:: Description of the task ::
Retype only what runs from the first line of the listing to the line holding "flat_1 = [92.05] * 27", both included. Do not retype the pictures.

:: Given material ::
================================

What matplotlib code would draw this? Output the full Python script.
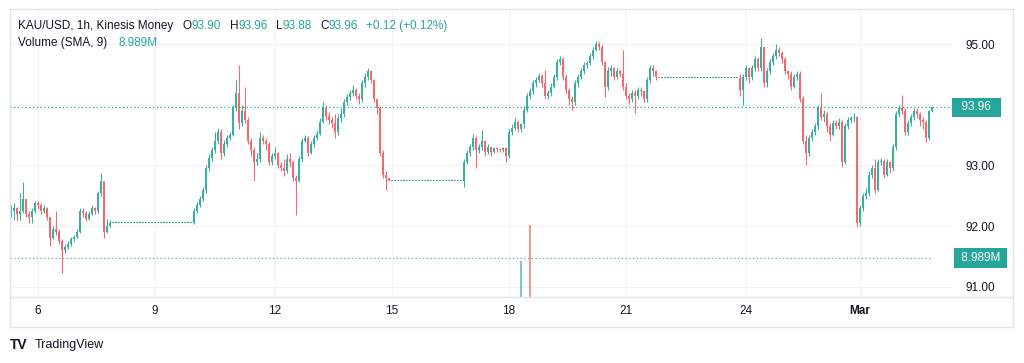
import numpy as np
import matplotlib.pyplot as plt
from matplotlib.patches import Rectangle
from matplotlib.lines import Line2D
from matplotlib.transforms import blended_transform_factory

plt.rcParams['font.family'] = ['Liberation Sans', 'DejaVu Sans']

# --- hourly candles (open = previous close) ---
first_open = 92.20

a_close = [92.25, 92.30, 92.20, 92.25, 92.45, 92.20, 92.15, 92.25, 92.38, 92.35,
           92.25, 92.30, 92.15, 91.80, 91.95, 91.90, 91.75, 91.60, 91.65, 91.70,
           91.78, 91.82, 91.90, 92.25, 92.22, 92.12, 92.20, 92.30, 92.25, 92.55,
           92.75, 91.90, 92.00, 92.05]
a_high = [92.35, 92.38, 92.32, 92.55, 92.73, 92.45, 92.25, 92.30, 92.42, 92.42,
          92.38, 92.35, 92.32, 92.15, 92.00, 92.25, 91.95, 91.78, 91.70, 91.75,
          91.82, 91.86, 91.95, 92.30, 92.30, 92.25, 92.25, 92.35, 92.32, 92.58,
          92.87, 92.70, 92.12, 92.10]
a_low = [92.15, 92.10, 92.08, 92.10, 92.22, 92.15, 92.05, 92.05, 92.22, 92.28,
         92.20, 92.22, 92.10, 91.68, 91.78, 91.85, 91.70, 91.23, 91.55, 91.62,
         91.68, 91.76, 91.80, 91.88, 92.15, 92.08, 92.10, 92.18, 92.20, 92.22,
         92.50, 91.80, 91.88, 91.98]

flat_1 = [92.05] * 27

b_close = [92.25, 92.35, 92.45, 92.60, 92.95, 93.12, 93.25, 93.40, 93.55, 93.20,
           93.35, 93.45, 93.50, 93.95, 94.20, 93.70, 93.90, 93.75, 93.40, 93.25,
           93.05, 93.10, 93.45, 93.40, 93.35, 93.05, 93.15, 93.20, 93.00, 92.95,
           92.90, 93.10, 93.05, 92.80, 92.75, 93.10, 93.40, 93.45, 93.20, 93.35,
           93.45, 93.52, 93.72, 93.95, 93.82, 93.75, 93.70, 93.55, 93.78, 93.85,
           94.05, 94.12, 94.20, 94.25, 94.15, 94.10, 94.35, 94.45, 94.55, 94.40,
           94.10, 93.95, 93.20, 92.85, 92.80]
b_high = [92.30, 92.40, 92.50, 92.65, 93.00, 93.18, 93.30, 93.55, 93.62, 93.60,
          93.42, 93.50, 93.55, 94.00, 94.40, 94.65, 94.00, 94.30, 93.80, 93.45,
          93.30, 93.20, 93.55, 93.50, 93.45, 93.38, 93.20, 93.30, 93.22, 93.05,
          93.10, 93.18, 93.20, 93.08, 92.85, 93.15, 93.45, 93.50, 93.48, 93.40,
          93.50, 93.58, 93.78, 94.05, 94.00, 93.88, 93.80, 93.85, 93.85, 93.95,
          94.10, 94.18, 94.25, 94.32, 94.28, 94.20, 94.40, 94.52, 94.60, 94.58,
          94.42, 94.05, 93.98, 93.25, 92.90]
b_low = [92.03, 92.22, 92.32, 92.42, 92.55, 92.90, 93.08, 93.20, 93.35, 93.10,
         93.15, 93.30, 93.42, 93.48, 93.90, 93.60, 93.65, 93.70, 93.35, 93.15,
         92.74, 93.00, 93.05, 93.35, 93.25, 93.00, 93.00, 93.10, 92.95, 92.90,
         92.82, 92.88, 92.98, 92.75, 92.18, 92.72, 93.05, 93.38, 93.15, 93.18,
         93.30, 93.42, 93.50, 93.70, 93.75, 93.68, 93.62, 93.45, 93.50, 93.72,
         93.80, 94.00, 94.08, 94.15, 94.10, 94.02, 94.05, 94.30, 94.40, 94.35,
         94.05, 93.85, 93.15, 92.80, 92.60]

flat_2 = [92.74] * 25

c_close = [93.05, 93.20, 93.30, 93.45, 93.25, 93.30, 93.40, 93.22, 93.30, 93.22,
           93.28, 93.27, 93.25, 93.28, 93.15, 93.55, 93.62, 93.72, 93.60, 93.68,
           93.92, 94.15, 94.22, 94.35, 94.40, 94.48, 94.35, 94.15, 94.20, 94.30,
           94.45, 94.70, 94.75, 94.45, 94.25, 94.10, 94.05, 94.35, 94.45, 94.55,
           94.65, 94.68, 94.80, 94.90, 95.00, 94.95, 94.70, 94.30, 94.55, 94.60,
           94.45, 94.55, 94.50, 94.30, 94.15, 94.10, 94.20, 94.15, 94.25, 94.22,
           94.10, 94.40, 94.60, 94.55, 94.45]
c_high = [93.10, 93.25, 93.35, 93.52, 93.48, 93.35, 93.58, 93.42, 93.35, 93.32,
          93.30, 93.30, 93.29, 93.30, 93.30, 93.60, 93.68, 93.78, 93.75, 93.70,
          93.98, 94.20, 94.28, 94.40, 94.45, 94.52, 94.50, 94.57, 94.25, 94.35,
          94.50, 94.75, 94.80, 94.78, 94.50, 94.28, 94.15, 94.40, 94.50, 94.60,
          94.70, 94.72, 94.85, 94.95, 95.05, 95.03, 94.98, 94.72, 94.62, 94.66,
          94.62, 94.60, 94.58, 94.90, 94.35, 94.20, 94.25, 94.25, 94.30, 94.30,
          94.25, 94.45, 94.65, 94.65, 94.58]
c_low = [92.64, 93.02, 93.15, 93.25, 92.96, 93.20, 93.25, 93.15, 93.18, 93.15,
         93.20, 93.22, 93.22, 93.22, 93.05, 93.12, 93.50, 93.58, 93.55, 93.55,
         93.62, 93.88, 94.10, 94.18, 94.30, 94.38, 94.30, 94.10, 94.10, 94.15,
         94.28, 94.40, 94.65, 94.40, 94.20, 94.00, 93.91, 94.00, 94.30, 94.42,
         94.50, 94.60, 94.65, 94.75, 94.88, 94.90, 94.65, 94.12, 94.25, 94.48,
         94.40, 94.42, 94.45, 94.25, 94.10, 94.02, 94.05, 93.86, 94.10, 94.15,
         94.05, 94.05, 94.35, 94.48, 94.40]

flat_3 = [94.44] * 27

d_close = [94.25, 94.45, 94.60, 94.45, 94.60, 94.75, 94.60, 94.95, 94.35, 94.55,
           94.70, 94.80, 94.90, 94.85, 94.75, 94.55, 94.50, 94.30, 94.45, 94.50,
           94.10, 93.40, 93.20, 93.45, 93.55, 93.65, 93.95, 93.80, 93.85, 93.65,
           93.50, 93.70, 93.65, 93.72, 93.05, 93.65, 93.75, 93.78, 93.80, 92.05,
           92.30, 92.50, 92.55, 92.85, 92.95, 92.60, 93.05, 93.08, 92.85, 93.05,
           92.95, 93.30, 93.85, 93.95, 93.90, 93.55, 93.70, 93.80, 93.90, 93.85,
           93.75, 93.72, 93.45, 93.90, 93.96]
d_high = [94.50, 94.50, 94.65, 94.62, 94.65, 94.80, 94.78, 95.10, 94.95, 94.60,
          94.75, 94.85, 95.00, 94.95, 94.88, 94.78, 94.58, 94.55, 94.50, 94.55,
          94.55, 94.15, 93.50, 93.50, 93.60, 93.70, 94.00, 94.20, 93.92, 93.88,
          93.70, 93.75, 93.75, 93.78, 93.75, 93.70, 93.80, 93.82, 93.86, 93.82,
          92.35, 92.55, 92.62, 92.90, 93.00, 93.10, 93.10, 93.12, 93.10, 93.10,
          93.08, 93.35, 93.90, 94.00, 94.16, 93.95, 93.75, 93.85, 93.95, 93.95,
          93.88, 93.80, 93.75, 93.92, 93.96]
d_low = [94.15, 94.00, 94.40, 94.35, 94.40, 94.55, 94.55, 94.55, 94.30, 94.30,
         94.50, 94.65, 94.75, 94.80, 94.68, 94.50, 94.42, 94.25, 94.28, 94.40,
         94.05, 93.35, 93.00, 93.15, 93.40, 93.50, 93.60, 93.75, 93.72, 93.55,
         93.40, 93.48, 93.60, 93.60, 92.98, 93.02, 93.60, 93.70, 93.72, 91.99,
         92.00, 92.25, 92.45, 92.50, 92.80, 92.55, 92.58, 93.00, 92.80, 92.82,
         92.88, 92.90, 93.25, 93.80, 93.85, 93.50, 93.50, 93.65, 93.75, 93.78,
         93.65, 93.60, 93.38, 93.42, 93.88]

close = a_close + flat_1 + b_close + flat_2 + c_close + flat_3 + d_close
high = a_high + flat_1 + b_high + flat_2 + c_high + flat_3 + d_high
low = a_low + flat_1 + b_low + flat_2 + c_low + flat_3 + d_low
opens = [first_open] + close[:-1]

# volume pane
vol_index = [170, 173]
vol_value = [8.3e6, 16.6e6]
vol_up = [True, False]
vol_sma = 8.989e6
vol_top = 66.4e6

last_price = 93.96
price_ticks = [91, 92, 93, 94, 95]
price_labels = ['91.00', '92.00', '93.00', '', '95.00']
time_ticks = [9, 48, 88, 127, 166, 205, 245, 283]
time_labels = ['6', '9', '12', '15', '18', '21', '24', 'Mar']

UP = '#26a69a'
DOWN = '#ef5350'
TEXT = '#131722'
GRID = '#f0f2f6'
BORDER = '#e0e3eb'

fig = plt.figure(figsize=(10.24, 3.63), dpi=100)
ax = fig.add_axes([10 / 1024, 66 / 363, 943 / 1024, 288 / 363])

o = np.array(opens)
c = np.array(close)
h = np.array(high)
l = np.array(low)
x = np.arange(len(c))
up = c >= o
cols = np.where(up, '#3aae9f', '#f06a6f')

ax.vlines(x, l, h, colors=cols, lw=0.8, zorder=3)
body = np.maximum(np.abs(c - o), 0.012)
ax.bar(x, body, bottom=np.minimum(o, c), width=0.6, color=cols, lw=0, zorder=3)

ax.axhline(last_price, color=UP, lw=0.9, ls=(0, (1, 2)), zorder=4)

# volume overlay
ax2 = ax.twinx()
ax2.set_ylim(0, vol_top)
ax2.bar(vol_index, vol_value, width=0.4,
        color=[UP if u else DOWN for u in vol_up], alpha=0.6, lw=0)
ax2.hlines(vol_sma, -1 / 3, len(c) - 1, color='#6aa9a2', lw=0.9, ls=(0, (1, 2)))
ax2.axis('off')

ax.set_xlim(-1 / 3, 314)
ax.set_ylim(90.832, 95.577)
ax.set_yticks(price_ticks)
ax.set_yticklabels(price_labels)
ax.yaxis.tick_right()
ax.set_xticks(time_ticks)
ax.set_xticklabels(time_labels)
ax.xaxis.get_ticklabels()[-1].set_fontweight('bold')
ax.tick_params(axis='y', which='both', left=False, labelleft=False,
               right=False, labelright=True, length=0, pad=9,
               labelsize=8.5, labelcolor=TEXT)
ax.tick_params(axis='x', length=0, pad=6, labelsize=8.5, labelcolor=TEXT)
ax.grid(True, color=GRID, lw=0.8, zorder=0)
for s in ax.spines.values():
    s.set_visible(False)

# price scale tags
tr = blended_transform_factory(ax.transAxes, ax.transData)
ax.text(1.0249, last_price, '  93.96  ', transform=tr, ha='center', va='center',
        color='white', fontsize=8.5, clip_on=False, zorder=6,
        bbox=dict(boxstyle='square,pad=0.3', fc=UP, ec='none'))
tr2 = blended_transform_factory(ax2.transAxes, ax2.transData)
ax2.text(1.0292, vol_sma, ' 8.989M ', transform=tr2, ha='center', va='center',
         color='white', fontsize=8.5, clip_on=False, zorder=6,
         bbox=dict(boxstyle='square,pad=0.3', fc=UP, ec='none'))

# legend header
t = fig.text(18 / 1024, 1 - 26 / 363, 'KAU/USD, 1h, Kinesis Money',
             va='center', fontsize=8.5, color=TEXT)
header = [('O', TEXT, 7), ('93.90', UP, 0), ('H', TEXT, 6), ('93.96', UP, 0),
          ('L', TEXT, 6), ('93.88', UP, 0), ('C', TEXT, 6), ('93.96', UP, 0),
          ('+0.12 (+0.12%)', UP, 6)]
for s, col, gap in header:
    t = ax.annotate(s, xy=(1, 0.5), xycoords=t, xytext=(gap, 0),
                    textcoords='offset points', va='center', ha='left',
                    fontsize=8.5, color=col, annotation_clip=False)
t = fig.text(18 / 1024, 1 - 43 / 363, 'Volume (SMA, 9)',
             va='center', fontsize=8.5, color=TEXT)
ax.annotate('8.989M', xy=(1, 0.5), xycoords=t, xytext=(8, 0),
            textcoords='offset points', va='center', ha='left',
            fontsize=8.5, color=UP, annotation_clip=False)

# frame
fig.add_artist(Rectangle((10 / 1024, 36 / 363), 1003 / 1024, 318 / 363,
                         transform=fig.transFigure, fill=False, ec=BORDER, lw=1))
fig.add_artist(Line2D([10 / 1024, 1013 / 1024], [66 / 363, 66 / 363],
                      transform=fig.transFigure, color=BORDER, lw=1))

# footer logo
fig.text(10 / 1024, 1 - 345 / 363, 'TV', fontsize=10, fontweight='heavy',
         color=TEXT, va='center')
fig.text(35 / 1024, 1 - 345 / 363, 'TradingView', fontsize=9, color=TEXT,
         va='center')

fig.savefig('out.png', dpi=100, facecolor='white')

================================

:: Problem solution ::
What matplotlib code would draw this? Output the full Python script.
import numpy as np
import matplotlib.pyplot as plt
from matplotlib.patches import Rectangle
from matplotlib.lines import Line2D
from matplotlib.transforms import blended_transform_factory

plt.rcParams['font.family'] = ['Liberation Sans', 'DejaVu Sans']

# --- hourly candles (open = previous close) ---
first_open = 92.20

a_close = [92.25, 92.30, 92.20, 92.25, 92.45, 92.20, 92.15, 92.25, 92.38, 92.35,
           92.25, 92.30, 92.15, 91.80, 91.95, 91.90, 91.75, 91.60, 91.65, 91.70,
           91.78, 91.82, 91.90, 92.25, 92.22, 92.12, 92.20, 92.30, 92.25, 92.55,
           92.75, 91.90, 92.00, 92.05]
a_high = [92.35, 92.38, 92.32, 92.55, 92.73, 92.45, 92.25, 92.30, 92.42, 92.42,
          92.38, 92.35, 92.32, 92.15, 92.00, 92.25, 91.95, 91.78, 91.70, 91.75,
          91.82, 91.86, 91.95, 92.30, 92.30, 92.25, 92.25, 92.35, 92.32, 92.58,
          92.87, 92.70, 92.12, 92.10]
a_low = [92.15, 92.10, 92.08, 92.10, 92.22, 92.15, 92.05, 92.05, 92.22, 92.28,
         92.20, 92.22, 92.10, 91.68, 91.78, 91.85, 91.70, 91.23, 91.55, 91.62,
         91.68, 91.76, 91.80, 91.88, 92.15, 92.08, 92.10, 92.18, 92.20, 92.22,
         92.50, 91.80, 91.88, 91.98]

flat_1 = [92.05] * 27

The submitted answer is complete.